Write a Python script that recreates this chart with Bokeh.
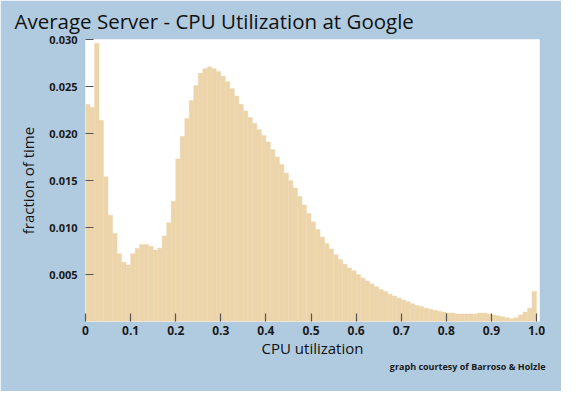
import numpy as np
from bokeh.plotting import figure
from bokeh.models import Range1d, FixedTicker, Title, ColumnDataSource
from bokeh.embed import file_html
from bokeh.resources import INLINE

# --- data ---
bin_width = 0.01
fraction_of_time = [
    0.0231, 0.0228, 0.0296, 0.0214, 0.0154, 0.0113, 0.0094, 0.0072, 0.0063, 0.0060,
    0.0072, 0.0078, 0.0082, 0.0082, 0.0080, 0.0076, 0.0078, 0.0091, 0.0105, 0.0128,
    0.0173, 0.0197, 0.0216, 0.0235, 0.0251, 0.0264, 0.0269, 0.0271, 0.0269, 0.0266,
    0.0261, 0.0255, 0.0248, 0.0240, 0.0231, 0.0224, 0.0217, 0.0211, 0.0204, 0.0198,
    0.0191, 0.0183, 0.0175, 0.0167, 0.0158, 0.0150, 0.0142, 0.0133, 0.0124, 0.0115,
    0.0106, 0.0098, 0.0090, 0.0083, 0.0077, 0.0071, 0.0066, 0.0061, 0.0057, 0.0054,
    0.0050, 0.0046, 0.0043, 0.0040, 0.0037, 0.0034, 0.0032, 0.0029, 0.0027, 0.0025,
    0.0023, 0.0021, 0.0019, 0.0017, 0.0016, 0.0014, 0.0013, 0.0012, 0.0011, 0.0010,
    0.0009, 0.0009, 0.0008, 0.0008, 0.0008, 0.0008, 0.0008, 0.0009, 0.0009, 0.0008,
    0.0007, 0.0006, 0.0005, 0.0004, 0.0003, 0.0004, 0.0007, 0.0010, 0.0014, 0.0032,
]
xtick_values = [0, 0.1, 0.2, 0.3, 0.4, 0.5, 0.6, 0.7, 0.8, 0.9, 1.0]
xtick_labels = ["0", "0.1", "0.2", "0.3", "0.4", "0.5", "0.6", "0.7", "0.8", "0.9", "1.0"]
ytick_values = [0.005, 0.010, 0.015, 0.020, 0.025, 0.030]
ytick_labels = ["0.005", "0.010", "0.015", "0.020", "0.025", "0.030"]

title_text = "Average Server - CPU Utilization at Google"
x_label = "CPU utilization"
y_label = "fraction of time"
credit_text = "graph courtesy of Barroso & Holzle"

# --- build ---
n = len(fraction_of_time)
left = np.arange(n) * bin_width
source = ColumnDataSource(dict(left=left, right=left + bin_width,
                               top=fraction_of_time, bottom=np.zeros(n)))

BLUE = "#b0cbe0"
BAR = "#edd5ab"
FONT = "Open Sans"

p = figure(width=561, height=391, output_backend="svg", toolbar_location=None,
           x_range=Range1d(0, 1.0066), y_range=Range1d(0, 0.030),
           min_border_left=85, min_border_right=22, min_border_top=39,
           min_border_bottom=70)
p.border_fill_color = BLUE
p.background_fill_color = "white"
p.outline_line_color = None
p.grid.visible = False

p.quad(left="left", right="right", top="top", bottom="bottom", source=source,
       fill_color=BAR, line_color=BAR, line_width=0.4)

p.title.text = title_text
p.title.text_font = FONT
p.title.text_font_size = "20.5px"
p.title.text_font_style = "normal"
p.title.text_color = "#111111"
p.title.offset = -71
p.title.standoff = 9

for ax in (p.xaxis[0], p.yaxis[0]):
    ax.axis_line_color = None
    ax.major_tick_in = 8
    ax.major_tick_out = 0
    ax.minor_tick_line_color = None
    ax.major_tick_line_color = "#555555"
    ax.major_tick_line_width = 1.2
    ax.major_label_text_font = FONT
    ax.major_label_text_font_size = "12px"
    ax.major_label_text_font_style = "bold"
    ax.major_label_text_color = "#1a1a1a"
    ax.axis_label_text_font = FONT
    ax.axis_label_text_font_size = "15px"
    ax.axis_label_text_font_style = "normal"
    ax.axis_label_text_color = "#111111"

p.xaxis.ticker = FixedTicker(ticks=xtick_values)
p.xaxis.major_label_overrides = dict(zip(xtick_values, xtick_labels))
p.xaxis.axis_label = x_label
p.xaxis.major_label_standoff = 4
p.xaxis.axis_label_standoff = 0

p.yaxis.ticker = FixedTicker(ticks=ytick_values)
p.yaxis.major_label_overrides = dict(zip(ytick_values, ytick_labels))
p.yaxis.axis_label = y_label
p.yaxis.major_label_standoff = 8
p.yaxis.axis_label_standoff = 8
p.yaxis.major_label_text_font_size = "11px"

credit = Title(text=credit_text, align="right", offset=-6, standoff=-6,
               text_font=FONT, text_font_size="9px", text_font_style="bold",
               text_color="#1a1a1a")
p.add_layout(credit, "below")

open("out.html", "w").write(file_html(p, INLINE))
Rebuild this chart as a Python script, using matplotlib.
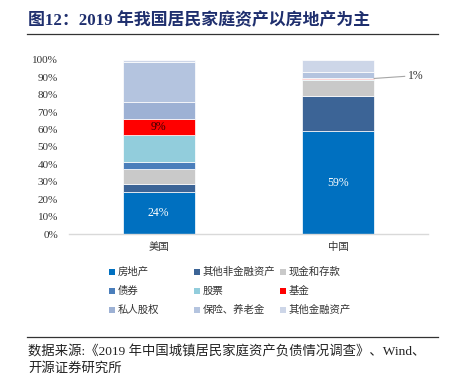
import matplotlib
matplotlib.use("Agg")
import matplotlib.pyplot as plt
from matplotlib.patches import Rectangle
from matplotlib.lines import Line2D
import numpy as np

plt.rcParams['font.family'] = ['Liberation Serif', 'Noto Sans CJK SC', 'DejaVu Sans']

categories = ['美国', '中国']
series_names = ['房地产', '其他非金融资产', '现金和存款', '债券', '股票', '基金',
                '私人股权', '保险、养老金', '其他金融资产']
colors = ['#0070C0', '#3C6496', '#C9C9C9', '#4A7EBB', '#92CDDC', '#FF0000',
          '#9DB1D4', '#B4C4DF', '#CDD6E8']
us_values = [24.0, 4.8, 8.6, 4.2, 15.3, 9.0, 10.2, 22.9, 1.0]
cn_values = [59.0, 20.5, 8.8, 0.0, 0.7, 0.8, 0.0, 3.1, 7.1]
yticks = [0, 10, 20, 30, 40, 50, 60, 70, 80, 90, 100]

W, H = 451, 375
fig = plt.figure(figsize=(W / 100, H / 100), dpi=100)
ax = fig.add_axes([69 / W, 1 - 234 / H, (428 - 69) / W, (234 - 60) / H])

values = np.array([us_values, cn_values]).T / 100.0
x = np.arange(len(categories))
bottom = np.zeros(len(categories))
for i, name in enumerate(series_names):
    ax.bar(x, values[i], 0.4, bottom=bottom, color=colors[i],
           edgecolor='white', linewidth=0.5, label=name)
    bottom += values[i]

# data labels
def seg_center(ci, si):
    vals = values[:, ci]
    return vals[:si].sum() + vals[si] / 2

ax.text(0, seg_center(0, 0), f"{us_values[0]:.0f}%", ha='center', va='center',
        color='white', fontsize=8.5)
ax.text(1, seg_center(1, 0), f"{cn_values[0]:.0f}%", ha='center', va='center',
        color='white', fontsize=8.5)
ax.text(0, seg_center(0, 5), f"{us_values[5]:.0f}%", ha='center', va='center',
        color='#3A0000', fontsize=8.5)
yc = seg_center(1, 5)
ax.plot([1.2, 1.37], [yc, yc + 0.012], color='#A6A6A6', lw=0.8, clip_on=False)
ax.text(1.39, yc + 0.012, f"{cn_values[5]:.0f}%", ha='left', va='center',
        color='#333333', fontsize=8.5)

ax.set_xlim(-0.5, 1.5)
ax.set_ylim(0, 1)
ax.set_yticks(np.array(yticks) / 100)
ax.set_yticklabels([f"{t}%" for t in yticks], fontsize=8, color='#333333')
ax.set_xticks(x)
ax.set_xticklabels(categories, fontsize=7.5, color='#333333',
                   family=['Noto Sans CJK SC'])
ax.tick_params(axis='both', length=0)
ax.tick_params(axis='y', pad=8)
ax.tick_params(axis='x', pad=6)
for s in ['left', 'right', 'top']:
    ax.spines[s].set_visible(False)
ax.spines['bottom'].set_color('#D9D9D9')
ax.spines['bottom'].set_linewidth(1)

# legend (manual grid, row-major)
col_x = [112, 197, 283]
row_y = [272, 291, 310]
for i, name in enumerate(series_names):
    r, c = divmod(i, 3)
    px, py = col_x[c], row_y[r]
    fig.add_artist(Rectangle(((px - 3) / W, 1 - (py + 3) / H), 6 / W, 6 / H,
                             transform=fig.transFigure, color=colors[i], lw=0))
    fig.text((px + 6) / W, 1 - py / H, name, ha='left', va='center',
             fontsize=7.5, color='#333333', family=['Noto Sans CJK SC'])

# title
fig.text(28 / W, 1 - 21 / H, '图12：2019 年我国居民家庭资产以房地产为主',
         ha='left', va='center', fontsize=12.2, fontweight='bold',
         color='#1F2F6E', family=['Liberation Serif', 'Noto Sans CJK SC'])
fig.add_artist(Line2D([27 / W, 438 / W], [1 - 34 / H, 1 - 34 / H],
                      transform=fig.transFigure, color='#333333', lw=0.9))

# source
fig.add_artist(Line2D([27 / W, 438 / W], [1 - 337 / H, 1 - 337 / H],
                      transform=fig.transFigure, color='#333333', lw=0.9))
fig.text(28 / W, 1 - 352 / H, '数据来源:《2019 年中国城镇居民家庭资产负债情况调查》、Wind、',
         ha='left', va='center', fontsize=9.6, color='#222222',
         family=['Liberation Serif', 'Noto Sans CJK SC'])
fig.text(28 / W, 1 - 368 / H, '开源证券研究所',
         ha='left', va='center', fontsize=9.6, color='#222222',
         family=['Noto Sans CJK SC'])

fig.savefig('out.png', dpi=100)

What is needed:
Skip the pictures and quote each line of the entries above, from the first through the line with "courtesy of Barroso", exactly as it appears.

Exercise result:
Write a Python script that recreates this chart with Bokeh.
import numpy as np
from bokeh.plotting import figure
from bokeh.models import Range1d, FixedTicker, Title, ColumnDataSource
from bokeh.embed import file_html
from bokeh.resources import INLINE

# --- data ---
bin_width = 0.01
fraction_of_time = [
    0.0231, 0.0228, 0.0296, 0.0214, 0.0154, 0.0113, 0.0094, 0.0072, 0.0063, 0.0060,
    0.0072, 0.0078, 0.0082, 0.0082, 0.0080, 0.0076, 0.0078, 0.0091, 0.0105, 0.0128,
    0.0173, 0.0197, 0.0216, 0.0235, 0.0251, 0.0264, 0.0269, 0.0271, 0.0269, 0.0266,
    0.0261, 0.0255, 0.0248, 0.0240, 0.0231, 0.0224, 0.0217, 0.0211, 0.0204, 0.0198,
    0.0191, 0.0183, 0.0175, 0.0167, 0.0158, 0.0150, 0.0142, 0.0133, 0.0124, 0.0115,
    0.0106, 0.0098, 0.0090, 0.0083, 0.0077, 0.0071, 0.0066, 0.0061, 0.0057, 0.0054,
    0.0050, 0.0046, 0.0043, 0.0040, 0.0037, 0.0034, 0.0032, 0.0029, 0.0027, 0.0025,
    0.0023, 0.0021, 0.0019, 0.0017, 0.0016, 0.0014, 0.0013, 0.0012, 0.0011, 0.0010,
    0.0009, 0.0009, 0.0008, 0.0008, 0.0008, 0.0008, 0.0008, 0.0009, 0.0009, 0.0008,
    0.0007, 0.0006, 0.0005, 0.0004, 0.0003, 0.0004, 0.0007, 0.0010, 0.0014, 0.0032,
]
xtick_values = [0, 0.1, 0.2, 0.3, 0.4, 0.5, 0.6, 0.7, 0.8, 0.9, 1.0]
xtick_labels = ["0", "0.1", "0.2", "0.3", "0.4", "0.5", "0.6", "0.7", "0.8", "0.9", "1.0"]
ytick_values = [0.005, 0.010, 0.015, 0.020, 0.025, 0.030]
ytick_labels = ["0.005", "0.010", "0.015", "0.020", "0.025", "0.030"]

title_text = "Average Server - CPU Utilization at Google"
x_label = "CPU utilization"
y_label = "fraction of time"
credit_text = "graph courtesy of Barroso & Holzle"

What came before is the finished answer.